A Simple Ratio That Gets Close

There isn’t one perfect conversion for every recipe because green onions vary in size and the green tops taste softer than the white ends. Still, you can get close without overdoing it. Since onion powder is concentrated, start small and build.

  1. For 2 tablespoons chopped green onions, start with 1/4 teaspoon onion powder.
  2. For 1/4 cup chopped green onions, start with 1/2 teaspoon onion powder.
  3. For 1/2 cup chopped green onions, start with 1 teaspoon onion powder.
  4. Mix it in, wait a minute, then taste before adding more.

This approach keeps you from dumping in too much dry onion flavor too early. If your recipe also has garlic powder, dried herbs, or stock concentrate, be even more cautious. Those savory notes can pile up in a hurry.

Chopped Green Onions Starting Swap Best Use
2 tablespoons 1/4 teaspoon onion powder Eggs, dips, sauces
1/4 cup 1/2 teaspoon onion powder Soup, rice, mashed potatoes
1/2 cup 1 teaspoon onion powder Casseroles, burger mix, stews
Raw garnish Skip or pair with another fresh allium Tacos, ramen, chili, salads

When Fresh Green Onions Are Worth Buying

Some recipes just want the real thing. If the onion is a topping, a final stir-in, or a fresh crunch against rich food, wait for green onions. That goes for loaded baked potatoes, noodle bowls, cold noodle salads, tuna salad, and spring rolls.
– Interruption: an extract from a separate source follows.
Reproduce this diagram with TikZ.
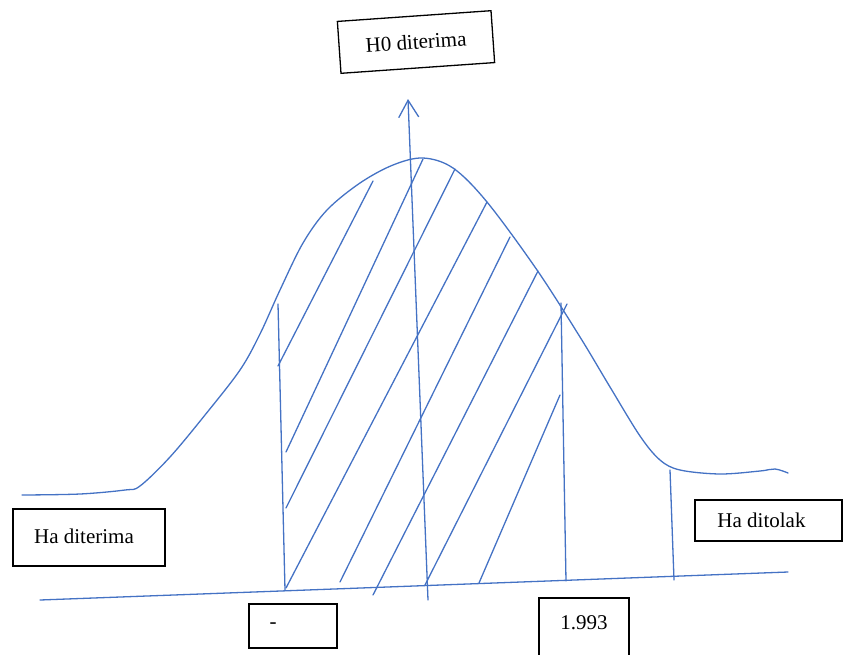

NDSU Extension notes that frozen green onions lose their crispness, and that tells the story here too: once that snap is gone, the dish changes. Onion powder can still make the food taste good, but it won’t feel like the same recipe.

If you cook often, keeping both on hand makes life easier. Onion powder handles weekday cooking and pantry meals. Fresh green onions handle garnishes, salads, and any plate where that last bright hit matters.

Mistakes That Flatten The Flavor

The biggest mistake is treating onion powder like chopped onions one-for-one. It’s stronger, drier, and more concentrated. Too much can make a dish taste dusty or oddly sweet.

Another slip is adding it at the end to a dry dish. In soup or sauce, it dissolves readily. In a dry filling or rub, it needs a little fat or moisture to spread evenly. Stir it into melted butter, oil, yogurt, mayo, broth, or beaten eggs first when you can.

Also, don’t expect it to mimic the green tops. If the recipe leans on that fresh onion finish, pair your onion powder with another fresh onion-family ingredient or save the dish for later.

The Best Way To Decide

Ask one plain question: are the green onions there for flavor, or are they there for flavor plus texture and color? If the answer is flavor, onion powder is a handy substitute. If the answer is all three, it’s only a partial fix.

That’s the sweet spot for this swap. Use onion powder in cooked dishes, start with less than you think, and taste as you go. Save fresh green onions for toppings, salads, and any meal where that crisp little bite is part of the charm.